Supplied information:
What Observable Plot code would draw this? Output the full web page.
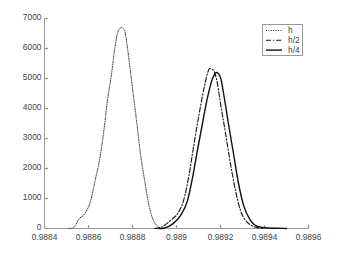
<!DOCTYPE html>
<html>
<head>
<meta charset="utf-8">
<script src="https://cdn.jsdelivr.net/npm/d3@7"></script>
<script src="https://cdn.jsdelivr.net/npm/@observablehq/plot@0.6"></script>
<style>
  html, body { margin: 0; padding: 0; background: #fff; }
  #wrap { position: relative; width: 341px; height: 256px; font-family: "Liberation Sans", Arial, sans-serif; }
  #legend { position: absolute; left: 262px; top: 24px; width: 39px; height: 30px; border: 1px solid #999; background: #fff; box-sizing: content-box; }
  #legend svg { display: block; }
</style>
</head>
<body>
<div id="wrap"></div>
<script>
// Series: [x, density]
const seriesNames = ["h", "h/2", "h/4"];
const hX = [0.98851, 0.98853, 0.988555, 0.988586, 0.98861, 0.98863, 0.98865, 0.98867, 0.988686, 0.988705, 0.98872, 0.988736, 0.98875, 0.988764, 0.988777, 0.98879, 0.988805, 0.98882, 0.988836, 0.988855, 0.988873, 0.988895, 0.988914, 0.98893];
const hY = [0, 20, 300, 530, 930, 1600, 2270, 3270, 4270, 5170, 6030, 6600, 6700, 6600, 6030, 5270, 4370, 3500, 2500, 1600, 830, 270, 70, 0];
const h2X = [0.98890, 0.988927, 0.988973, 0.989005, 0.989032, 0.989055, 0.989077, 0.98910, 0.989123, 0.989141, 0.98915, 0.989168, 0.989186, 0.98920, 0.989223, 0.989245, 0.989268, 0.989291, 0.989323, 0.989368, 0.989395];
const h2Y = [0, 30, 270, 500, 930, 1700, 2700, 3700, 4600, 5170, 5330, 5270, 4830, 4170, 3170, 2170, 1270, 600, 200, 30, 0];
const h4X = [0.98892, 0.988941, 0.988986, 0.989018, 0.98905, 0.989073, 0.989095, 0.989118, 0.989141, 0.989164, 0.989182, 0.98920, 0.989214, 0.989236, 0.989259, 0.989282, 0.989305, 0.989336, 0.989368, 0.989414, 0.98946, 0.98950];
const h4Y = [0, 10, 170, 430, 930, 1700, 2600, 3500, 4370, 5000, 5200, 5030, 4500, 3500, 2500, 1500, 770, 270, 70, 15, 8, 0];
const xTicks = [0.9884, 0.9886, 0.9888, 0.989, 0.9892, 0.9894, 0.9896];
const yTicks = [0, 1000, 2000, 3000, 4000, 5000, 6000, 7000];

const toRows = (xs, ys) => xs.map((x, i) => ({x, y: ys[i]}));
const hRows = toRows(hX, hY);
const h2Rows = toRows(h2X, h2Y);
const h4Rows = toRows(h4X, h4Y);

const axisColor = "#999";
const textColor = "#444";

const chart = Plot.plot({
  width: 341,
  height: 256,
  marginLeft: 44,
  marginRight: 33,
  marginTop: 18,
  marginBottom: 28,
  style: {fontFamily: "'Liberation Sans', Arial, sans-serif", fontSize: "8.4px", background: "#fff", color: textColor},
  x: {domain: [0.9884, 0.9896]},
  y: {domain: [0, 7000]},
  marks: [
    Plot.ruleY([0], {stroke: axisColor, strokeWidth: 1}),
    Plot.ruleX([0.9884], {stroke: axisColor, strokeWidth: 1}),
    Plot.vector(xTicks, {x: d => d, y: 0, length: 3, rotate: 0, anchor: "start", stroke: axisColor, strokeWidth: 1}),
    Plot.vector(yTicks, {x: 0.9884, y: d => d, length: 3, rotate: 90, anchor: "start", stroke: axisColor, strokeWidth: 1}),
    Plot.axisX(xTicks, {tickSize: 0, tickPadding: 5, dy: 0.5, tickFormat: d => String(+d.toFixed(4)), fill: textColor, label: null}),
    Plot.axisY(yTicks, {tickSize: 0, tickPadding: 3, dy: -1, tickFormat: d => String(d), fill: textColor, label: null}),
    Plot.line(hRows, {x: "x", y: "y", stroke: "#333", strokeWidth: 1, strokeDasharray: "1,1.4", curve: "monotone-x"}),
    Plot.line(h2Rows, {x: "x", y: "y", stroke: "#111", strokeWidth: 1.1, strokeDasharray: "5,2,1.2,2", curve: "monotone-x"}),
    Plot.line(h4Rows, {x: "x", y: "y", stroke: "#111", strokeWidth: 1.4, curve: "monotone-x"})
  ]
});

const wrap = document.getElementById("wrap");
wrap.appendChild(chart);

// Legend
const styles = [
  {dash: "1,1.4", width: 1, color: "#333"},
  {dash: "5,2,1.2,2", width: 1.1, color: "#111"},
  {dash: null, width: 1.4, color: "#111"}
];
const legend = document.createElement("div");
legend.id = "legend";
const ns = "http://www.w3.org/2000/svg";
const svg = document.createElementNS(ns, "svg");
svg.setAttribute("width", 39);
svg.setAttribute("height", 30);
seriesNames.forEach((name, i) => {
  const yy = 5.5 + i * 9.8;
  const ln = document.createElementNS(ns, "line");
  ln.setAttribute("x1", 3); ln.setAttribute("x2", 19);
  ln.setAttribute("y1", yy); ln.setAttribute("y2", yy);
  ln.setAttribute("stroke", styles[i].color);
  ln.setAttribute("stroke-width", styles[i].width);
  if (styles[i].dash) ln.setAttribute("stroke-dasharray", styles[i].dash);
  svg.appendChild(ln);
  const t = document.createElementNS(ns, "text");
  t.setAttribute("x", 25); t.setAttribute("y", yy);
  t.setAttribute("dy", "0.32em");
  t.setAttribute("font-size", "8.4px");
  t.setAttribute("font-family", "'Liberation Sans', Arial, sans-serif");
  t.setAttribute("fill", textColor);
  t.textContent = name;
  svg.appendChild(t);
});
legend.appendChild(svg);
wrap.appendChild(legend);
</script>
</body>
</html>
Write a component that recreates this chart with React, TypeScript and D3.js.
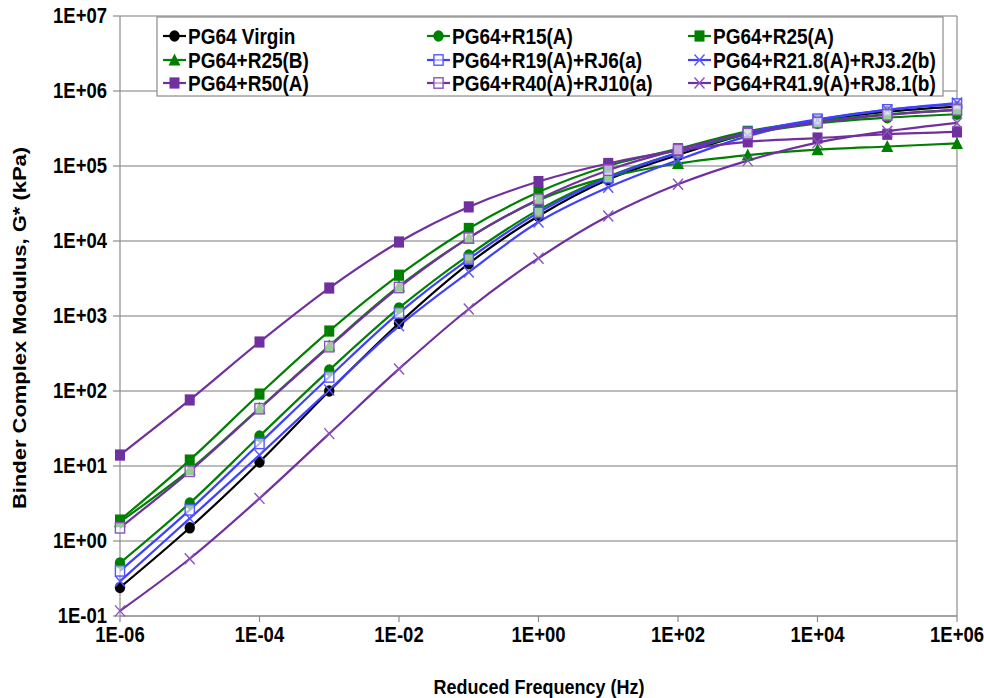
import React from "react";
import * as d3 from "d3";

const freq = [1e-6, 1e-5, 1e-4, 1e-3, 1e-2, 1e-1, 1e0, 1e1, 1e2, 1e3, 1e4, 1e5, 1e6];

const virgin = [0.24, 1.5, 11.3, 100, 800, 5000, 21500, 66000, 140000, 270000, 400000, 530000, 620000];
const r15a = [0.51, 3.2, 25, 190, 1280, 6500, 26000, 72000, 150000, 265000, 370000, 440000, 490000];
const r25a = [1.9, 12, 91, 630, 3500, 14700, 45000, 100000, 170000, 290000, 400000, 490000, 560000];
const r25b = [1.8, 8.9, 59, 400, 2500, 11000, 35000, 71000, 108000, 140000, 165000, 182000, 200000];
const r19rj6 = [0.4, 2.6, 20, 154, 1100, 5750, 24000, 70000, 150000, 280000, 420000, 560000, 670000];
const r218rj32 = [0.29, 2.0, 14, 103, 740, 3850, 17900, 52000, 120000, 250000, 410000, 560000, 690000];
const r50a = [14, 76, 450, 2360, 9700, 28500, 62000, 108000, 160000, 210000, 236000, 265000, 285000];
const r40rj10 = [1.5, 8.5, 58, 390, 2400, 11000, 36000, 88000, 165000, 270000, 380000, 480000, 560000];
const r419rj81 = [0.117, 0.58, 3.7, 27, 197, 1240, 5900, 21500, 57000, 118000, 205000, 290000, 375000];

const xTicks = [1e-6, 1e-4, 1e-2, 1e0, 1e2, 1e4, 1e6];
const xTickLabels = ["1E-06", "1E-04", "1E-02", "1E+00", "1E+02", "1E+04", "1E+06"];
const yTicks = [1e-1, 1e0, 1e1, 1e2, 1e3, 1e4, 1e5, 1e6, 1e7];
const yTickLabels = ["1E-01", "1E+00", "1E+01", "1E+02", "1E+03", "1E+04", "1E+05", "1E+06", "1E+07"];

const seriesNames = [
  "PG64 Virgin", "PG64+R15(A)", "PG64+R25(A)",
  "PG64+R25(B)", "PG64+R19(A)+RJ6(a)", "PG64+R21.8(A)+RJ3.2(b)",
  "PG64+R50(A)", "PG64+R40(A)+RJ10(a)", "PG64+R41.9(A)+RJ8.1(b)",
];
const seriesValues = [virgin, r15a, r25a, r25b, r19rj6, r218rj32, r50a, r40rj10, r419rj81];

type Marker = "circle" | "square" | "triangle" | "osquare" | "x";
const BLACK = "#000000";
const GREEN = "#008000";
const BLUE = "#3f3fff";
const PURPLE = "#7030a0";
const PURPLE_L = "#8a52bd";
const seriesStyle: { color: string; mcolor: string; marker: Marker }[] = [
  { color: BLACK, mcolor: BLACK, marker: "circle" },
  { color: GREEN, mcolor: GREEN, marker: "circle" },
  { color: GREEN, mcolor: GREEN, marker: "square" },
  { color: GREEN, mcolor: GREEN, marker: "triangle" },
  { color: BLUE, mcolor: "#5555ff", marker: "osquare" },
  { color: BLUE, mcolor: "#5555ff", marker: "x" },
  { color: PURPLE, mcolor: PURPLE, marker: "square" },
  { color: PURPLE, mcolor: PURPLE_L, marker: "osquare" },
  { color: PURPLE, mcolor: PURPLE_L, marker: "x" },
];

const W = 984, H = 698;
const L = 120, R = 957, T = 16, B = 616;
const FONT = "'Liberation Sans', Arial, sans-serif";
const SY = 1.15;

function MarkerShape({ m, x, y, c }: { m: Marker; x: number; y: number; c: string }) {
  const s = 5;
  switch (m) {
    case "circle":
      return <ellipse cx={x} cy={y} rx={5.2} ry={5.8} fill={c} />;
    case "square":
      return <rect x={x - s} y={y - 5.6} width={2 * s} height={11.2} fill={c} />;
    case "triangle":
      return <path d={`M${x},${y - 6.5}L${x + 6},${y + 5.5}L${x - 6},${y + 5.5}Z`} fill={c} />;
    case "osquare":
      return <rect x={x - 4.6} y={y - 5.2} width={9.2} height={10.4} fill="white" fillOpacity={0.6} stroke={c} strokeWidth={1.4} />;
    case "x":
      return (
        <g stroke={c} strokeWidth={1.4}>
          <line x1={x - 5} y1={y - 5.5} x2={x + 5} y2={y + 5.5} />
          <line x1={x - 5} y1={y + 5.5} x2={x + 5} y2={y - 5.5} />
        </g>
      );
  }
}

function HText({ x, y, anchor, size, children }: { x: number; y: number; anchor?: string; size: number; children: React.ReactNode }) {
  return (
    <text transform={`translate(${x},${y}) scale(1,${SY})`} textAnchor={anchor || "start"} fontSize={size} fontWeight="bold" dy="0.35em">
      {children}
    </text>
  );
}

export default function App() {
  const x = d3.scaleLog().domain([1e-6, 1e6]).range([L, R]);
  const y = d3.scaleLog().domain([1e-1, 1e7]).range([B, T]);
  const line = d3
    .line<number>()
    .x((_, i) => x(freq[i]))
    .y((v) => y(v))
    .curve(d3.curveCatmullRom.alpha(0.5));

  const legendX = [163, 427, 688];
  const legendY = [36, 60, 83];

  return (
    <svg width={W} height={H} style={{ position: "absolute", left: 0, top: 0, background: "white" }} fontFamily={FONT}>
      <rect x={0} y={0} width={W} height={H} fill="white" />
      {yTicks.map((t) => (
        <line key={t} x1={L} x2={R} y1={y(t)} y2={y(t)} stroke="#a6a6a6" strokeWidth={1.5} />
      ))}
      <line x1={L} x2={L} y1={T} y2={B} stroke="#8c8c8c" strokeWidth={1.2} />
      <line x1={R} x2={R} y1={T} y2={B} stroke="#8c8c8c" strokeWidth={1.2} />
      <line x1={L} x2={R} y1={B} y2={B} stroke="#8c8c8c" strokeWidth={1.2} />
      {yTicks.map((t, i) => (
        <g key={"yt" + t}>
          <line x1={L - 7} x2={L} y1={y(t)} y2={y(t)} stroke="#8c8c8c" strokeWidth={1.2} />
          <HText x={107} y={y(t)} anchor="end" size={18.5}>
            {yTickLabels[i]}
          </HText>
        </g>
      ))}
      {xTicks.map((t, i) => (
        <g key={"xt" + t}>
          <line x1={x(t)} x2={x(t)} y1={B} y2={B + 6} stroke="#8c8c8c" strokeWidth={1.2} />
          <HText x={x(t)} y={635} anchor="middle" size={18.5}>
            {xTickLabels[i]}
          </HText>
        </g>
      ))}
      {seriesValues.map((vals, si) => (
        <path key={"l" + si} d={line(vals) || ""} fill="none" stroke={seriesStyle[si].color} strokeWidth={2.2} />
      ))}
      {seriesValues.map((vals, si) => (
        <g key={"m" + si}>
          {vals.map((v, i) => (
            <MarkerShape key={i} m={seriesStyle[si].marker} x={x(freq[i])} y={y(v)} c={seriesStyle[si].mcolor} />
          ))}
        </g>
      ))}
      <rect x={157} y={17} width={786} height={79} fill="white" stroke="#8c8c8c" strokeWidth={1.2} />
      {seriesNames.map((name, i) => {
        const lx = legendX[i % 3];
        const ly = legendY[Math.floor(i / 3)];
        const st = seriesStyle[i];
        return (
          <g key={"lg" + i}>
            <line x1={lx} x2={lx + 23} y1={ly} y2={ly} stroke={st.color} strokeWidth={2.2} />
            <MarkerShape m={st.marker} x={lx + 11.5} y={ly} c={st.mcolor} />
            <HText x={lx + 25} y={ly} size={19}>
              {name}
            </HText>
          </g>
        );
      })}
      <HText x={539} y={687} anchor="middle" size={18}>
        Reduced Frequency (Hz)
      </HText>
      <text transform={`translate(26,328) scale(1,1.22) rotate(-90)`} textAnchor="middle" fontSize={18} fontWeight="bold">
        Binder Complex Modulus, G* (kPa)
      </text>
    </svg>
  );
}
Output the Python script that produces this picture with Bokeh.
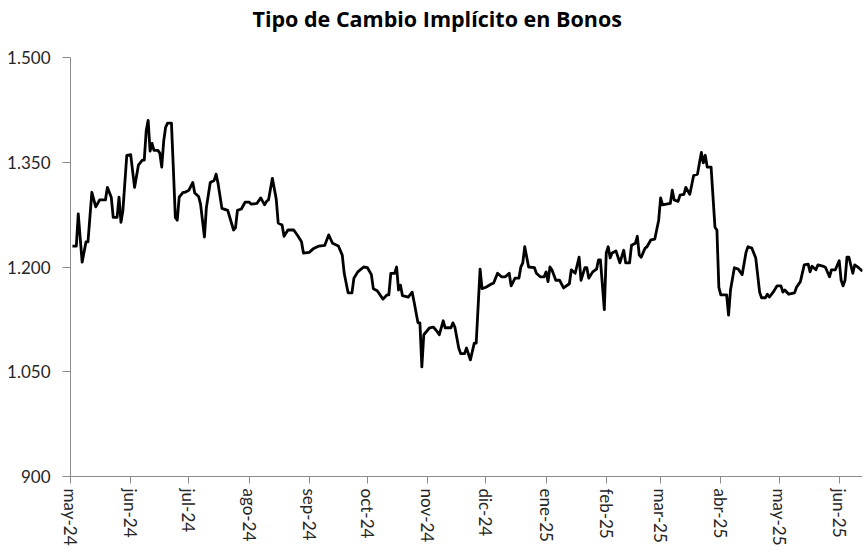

Description of the task: Extract, without any images, the part of the material above that opens with the line containing "Write a component" and closes with the line containing "205000, 290000, 375000];", both lines included.

Correct answer:
Write a component that recreates this chart with React, TypeScript and D3.js.
import React from "react";
import * as d3 from "d3";

const freq = [1e-6, 1e-5, 1e-4, 1e-3, 1e-2, 1e-1, 1e0, 1e1, 1e2, 1e3, 1e4, 1e5, 1e6];

const virgin = [0.24, 1.5, 11.3, 100, 800, 5000, 21500, 66000, 140000, 270000, 400000, 530000, 620000];
const r15a = [0.51, 3.2, 25, 190, 1280, 6500, 26000, 72000, 150000, 265000, 370000, 440000, 490000];
const r25a = [1.9, 12, 91, 630, 3500, 14700, 45000, 100000, 170000, 290000, 400000, 490000, 560000];
const r25b = [1.8, 8.9, 59, 400, 2500, 11000, 35000, 71000, 108000, 140000, 165000, 182000, 200000];
const r19rj6 = [0.4, 2.6, 20, 154, 1100, 5750, 24000, 70000, 150000, 280000, 420000, 560000, 670000];
const r218rj32 = [0.29, 2.0, 14, 103, 740, 3850, 17900, 52000, 120000, 250000, 410000, 560000, 690000];
const r50a = [14, 76, 450, 2360, 9700, 28500, 62000, 108000, 160000, 210000, 236000, 265000, 285000];
const r40rj10 = [1.5, 8.5, 58, 390, 2400, 11000, 36000, 88000, 165000, 270000, 380000, 480000, 560000];
const r419rj81 = [0.117, 0.58, 3.7, 27, 197, 1240, 5900, 21500, 57000, 118000, 205000, 290000, 375000];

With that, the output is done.